-- INFORMATION SHOWN --
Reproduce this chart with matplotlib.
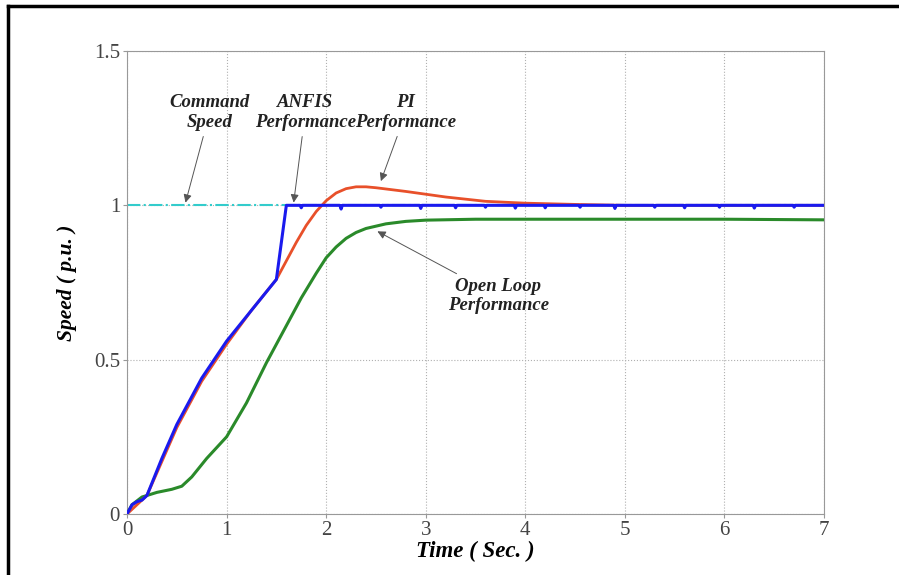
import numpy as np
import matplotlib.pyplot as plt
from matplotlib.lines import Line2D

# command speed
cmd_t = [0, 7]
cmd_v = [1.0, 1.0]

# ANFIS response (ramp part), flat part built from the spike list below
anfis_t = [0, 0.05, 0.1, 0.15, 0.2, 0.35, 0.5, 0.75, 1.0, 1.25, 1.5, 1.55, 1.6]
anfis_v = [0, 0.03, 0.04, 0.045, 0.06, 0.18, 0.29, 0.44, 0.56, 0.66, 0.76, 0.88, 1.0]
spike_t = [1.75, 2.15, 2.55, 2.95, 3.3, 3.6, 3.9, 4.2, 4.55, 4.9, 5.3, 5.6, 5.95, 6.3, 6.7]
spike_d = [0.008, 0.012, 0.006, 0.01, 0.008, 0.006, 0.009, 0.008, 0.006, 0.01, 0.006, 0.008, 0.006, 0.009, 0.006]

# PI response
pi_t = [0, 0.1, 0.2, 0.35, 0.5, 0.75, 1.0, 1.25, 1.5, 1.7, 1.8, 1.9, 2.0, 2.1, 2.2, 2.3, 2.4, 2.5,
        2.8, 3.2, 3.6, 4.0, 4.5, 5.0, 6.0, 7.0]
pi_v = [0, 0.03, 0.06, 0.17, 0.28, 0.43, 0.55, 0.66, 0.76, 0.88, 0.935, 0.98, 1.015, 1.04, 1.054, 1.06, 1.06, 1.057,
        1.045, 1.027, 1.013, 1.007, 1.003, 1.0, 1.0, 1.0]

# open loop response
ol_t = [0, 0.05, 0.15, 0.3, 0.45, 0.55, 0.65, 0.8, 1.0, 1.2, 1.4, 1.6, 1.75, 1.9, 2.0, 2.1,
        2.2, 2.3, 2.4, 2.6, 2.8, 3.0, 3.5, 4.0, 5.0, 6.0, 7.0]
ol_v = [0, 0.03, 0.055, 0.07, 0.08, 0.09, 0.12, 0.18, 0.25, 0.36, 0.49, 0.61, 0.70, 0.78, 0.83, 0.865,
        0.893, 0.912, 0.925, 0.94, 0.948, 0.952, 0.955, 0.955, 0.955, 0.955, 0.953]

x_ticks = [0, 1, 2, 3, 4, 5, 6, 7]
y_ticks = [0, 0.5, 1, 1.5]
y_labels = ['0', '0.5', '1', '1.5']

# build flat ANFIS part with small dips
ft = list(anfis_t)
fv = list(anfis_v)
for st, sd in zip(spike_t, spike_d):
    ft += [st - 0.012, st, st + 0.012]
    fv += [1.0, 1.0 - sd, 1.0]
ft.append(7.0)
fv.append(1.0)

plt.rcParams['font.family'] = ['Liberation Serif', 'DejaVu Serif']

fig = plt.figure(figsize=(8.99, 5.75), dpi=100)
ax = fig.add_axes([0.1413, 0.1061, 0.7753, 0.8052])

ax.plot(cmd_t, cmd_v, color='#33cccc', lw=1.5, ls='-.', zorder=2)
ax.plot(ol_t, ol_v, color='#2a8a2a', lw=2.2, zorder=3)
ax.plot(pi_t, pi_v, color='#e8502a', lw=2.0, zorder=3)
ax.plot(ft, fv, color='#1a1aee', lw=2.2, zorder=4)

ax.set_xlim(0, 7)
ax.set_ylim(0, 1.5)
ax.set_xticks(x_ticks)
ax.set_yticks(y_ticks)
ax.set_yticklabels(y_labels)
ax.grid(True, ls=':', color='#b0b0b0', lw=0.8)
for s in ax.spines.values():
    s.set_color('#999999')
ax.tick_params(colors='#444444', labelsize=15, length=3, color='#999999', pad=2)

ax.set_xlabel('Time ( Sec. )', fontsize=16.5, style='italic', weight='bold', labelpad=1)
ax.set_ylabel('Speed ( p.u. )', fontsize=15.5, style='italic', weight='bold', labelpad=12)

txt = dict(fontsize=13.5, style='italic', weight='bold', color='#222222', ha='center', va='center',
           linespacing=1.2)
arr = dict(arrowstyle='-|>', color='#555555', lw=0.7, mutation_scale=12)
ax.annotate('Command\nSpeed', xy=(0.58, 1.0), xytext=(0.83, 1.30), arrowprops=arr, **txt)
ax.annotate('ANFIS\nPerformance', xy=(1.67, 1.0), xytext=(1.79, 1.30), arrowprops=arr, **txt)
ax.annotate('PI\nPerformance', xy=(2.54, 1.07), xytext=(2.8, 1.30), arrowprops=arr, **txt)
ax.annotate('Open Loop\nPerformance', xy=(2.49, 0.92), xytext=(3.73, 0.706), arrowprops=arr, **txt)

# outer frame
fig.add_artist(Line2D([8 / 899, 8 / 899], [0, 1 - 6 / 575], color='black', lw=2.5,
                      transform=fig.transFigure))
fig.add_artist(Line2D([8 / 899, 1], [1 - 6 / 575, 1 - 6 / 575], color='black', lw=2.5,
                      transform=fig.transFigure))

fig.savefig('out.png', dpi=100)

-- WHAT YOU WILL DO --
Repeat only what lies between the start of the data and the end of the line containing "1.045, 1.027, 1.013, 1.007, 1.003, 1.0, 1.0, 1.0]", exactly, with pictures left out.

-- EXERCISE OUTPUT --
Reproduce this chart with matplotlib.
import numpy as np
import matplotlib.pyplot as plt
from matplotlib.lines import Line2D

# command speed
cmd_t = [0, 7]
cmd_v = [1.0, 1.0]

# ANFIS response (ramp part), flat part built from the spike list below
anfis_t = [0, 0.05, 0.1, 0.15, 0.2, 0.35, 0.5, 0.75, 1.0, 1.25, 1.5, 1.55, 1.6]
anfis_v = [0, 0.03, 0.04, 0.045, 0.06, 0.18, 0.29, 0.44, 0.56, 0.66, 0.76, 0.88, 1.0]
spike_t = [1.75, 2.15, 2.55, 2.95, 3.3, 3.6, 3.9, 4.2, 4.55, 4.9, 5.3, 5.6, 5.95, 6.3, 6.7]
spike_d = [0.008, 0.012, 0.006, 0.01, 0.008, 0.006, 0.009, 0.008, 0.006, 0.01, 0.006, 0.008, 0.006, 0.009, 0.006]

# PI response
pi_t = [0, 0.1, 0.2, 0.35, 0.5, 0.75, 1.0, 1.25, 1.5, 1.7, 1.8, 1.9, 2.0, 2.1, 2.2, 2.3, 2.4, 2.5,
        2.8, 3.2, 3.6, 4.0, 4.5, 5.0, 6.0, 7.0]
pi_v = [0, 0.03, 0.06, 0.17, 0.28, 0.43, 0.55, 0.66, 0.76, 0.88, 0.935, 0.98, 1.015, 1.04, 1.054, 1.06, 1.06, 1.057,
        1.045, 1.027, 1.013, 1.007, 1.003, 1.0, 1.0, 1.0]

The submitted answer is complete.